What is the primary difference between a container and a virtual machine?
A virtual machine virtualizes the underlying physical hardware, requiring its own complete guest operating system, virtual drivers, and binaries. In contrast, a container virtualizes only the operating system kernel, sharing the host OS with other containers, which makes it far lighter and faster to boot.
Can server virtualization replace an enterprise disaster recovery plan?
No. Server virtualization provides high availability and fault tolerance within a data center, but it does not constitute a full disaster recovery plan.

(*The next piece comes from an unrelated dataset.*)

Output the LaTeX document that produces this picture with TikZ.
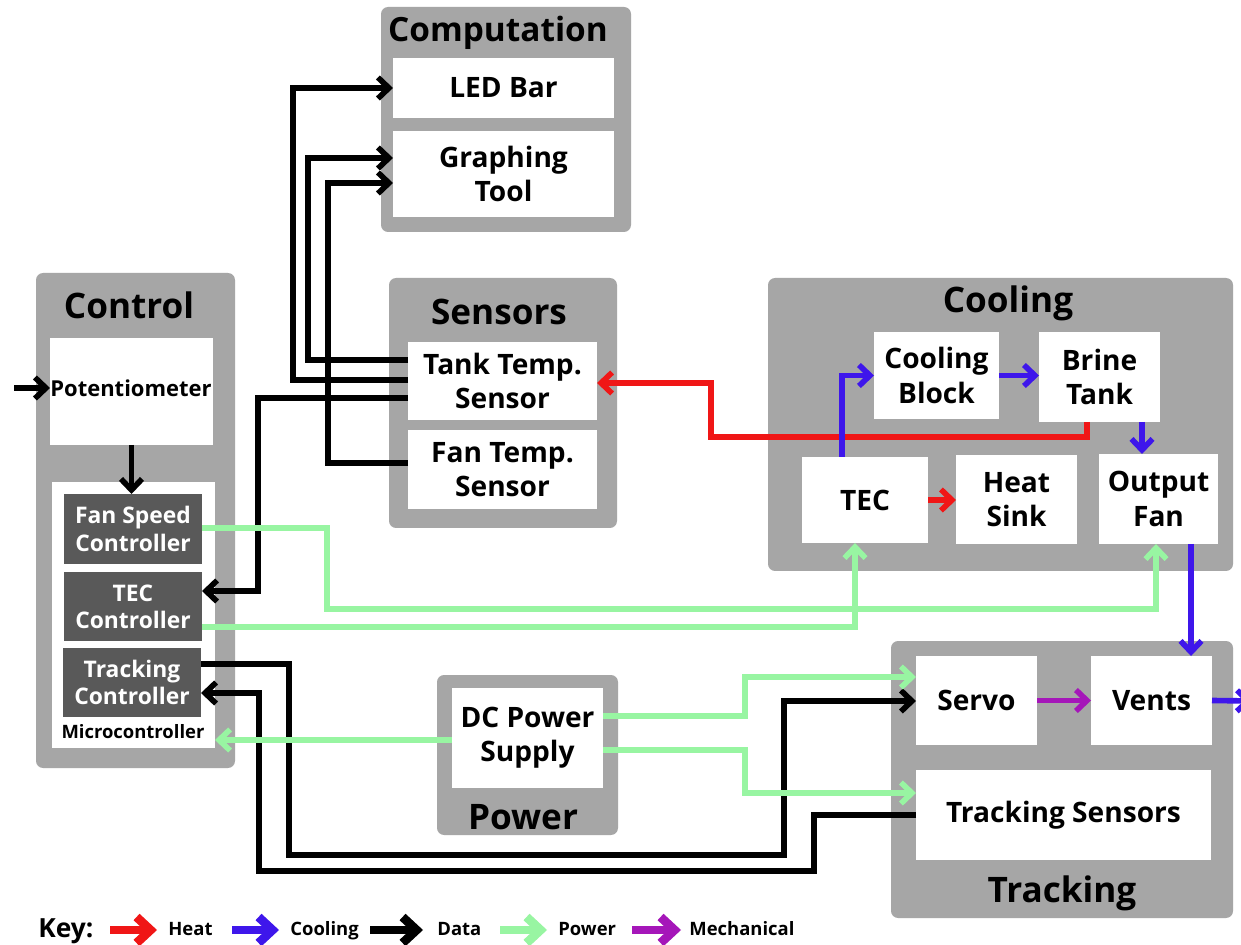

True disaster recovery requires offsite redundancy, independent backup repositories, and automated orchestration workflows to restore applications if an entire data center goes dark.
How does a hypervisor manage resource contention among VMs?
The hypervisor uses complex scheduling mechanisms to distribute physical resources based on pre-configured rules. Administrators can assign priorities using shares, reservations, and limits to guarantee that mission-critical virtual machines always receive computing resource priority during peak utilization spikes.
Why are hypervisor snapshots not considered true backups?
Snapshots rely entirely on the original parent virtual disk file remaining fully intact and readable. If the primary storage volume suffers physical damage, file corruption, or encryption by ransomware, the snapshot chain becomes completely unrecoverable, making independent backups essential.
What is virtual machine overcommitting?
Overcommitting is a hypervisor feature that allows an IT administrator to allocate more virtual resources (like RAM and vCPUs) to the combined pool of VMs than are physically installed on the host. This maximizes hardware utilization by banking on the fact that different workloads peak at different times.